Pourquoi sommes-nous si enclins à privilégier l'urgence au détriment de l'importance? En fait, des mécanismes psychologiques nous poussent dans cette direction : «Répondre à une demande urgente procure un sentiment immédiat d’utilité, ce qui alimente un cercle vicieux de réactivité excessive. On finit par privilégier l’immédiat au détriment du stratégique », explique Sophie Lemieux.
Une culture du «tout, tout de suite»
Cette culture de l’instantanéité ne concerne pas uniquement la gestion des tâches individuelles. Elle est aussi alimentée par un phénomène plus large : la surcharge collaborative, soit une accumulation excessive de sollicitations au sein des équipes, générée par la multiplication des canaux de communication. «Entre les courriels, les messages Teams ou Slack, les textos professionnels et les réunions impromptues, les employés sont en état de sollicitation constante. Résultat : ils passent plus de temps à répondre qu’à produire un travail de fond», illustre Sophie Lemieux.
Ce problème, selon elle, est devenu systémique. «Dans mes formations sur la gestion du temps, je constate que les entreprises ne souffrent pas tant d’un manque d’organisation que d’une pression collective pour tout traiter dans l’instant. Il ne s’agit pas seulement d’améliorer les outils, mais de changer les habitudes de travail.»
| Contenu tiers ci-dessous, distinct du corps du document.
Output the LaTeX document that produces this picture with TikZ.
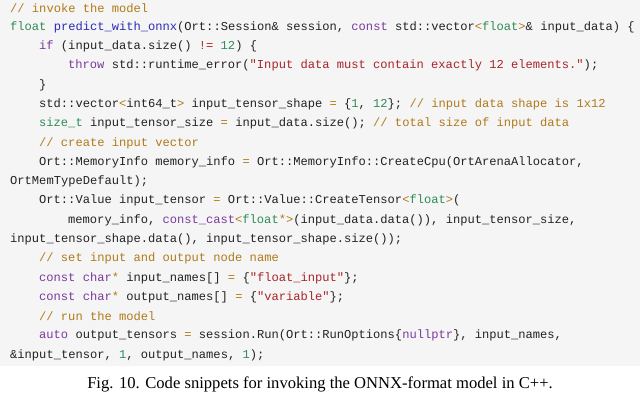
\documentclass[tikz,border=0pt]{standalone}
\usepackage{fontspec}
\setmainfont{Liberation Serif}
\newfontfamily\code{Liberation Mono}
\definecolor{bgc}{HTML}{F5F5F5}
\definecolor{kwc}{HTML}{7B3A9E}
\definecolor{tyc}{HTML}{2E8B57}
\definecolor{fnc}{HTML}{2A2AB8}
\definecolor{cmc}{HTML}{B07A1A}
\definecolor{stc}{HTML}{A8242A}
\definecolor{txc}{HTML}{222222}
\newcommand\kw[1]{\textcolor{kwc}{#1}}
\newcommand\ty[1]{\textcolor{tyc}{#1}}
\newcommand\fn[1]{\textcolor{fnc}{#1}}
\newcommand\cm[1]{\textcolor{cmc}{#1}}
\newcommand\st[1]{\textcolor{stc}{#1}}
\begin{document}
\begin{tikzpicture}[x=1pt,y=1pt,
  cl/.style={anchor=west,inner sep=0pt,font=\code\fontsize{12.1}{12}\selectfont,text=txc}]
\useasboundingbox (0,0) rectangle (640,-406);
\fill[bgc] (0,0) rectangle (640,-366);
\def\dy{19.28}
\node[cl] (l1) at (10,-8-0*\dy) {\cm{// invoke the model}};
\node[cl] (l2) at (10,-8-1*\dy) {\ty{float} \fn{predict\_with\_onnx}(Ort::Session\& session, \kw{const} std::vector\cm{<}\ty{float}\cm{>}\& input\_data) \{};
\node[cl] (l3) at (39,-8-2*\dy) {\kw{if} (input\_data.size() \st{!=} \ty{12}) \{};
\node[cl] (l4) at (68,-8-3*\dy) {\kw{throw} std::runtime\_error(\st{"Input data must contain exactly 12 elements."});};
\node[cl] (l5) at (39,-8-4*\dy) {\}};
\node[cl] (l6) at (39,-8-5*\dy) {std::vector\cm{<}int64\_t\cm{>} input\_tensor\_shape \cm{=} \{\ty{1}, \ty{12}\}; \cm{// input data shape is 1x12}};
\node[cl] (l7) at (39,-8-6*\dy) {\ty{size\_t} input\_tensor\_size \cm{=} input\_data.size(); \cm{// total size of input data}};
\node[cl] (l8) at (39,-8-7*\dy) {\cm{// create input vector}};
\node[cl] (l9) at (39,-8-8*\dy) {Ort::MemoryInfo memory\_info \cm{=} Ort::MemoryInfo::CreateCpu(OrtArenaAllocator,};
\node[cl] (l10) at (10,-8-9*\dy) {OrtMemTypeDefault);};
\node[cl] (l11) at (39,-8-10*\dy) {Ort::Value input\_tensor \cm{=} Ort::Value::CreateTensor\cm{<}\ty{float}\cm{>}(};
\node[cl] (l12) at (68,-8-11*\dy) {memory\_info, \kw{const\_cast}\cm{<}\ty{float}\cm{*>}(input\_data.data()), input\_tensor\_size,};
\node[cl] (l13) at (10,-8-12*\dy) {input\_tensor\_shape.data(), input\_tensor\_shape.size());};
\node[cl] (l14) at (39,-8-13*\dy) {\cm{// set input and output node name}};
\node[cl] (l15) at (39,-8-14*\dy) {\kw{const char}\cm{*} input\_names[] \cm{=} \{\st{"float\_input"}\};};
\node[cl] (l16) at (39,-8-15*\dy) {\kw{const char}\cm{*} output\_names[] \cm{=} \{\st{"variable"}\};};
\node[cl] (l17) at (39,-8-16*\dy) {\cm{// run the model}};
\node[cl] (l18) at (39,-8-17*\dy) {\kw{auto} output\_tensors \cm{=} session.Run(Ort::RunOptions\{\kw{nullptr}\}, input\_names,};
\node[cl] (l19) at (10,-8-18*\dy) {\&input\_tensor, \ty{1}, output\_names, \ty{1});};
\node[font=\fontsize{16.6}{20}\selectfont,inner sep=0pt] (cap) at (320,-384) {Fig. 10. Code snippets for invoking the ONNX-format model in C++.};
\end{tikzpicture}
\end{document}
Cette pression constante a des effets néfastes sur la santé mentale. «Les interruptions répétées fragmentent l’attention et nuisent à la concentration, affirme Laurent Vorelli. Un nombre croissant d’employés disent ne pas ressentir un sentiment d’accomplissement à la fin de la journée, malgré leur investissement en temps et en énergie.» Sophie Lemieux ajoute : «À terme, cette urgence permanente crée des tensions au sein des équipes, nuit au moral des employés et peut conduire à l'épuisement professionnel».
Des solutions concrètes pour reprendre le contrôle
La culture organisationnelle est souvent la source du problème, selon Laurent Vorelli. «Tant qu’on valorisera la réactivité et la disponibilité permanente plutôt que la réflexion et la planification, les fausses urgences continueront de proliférer.»
Si les gestionnaires jouent un rôle essentiel pour transformer cette culture, ils ne peuvent pas tout régler seuls. Sophie Lemieux souligne que c’est à l’équipe de définir la façon de mieux gérer les demandes. «Il faut établir des règles claires : quels canaux utiliser pour quelle urgence? Quel délai de réponse est acceptable? Sans cadre, chacun impose son propre rythme, ce qui crée une cacophonie inefficace», explique-t-elle.
Il est aussi important de prendre du recul avant d'agir. Laurent Vorelli propose une technique simple, mais efficace : «Prendre dix secondes pour respirer et rationaliser avant d'agir». Ce court moment de réflexion permet d'éviter les réactions impulsives et d'analyser si l'urgence est réelle ou non. Couper les notifications ou utiliser le mode «ne pas déranger» fait aussi en sorte que «des demandes prétendument urgentes disparaissent d'elles-mêmes si on n’y réagit pas immédiatement ou perdent leur caractère pressant», constate-t-il.
Bref, apprendre à distinguer le vrai du faux en matière d’urgence devient une compétence essentielle. Car si tout est urgent, alors plus rien ne l’est vraiment, conclut Sophie Lemieux.
Note
1 Aucun lien de parenté avec la journaliste.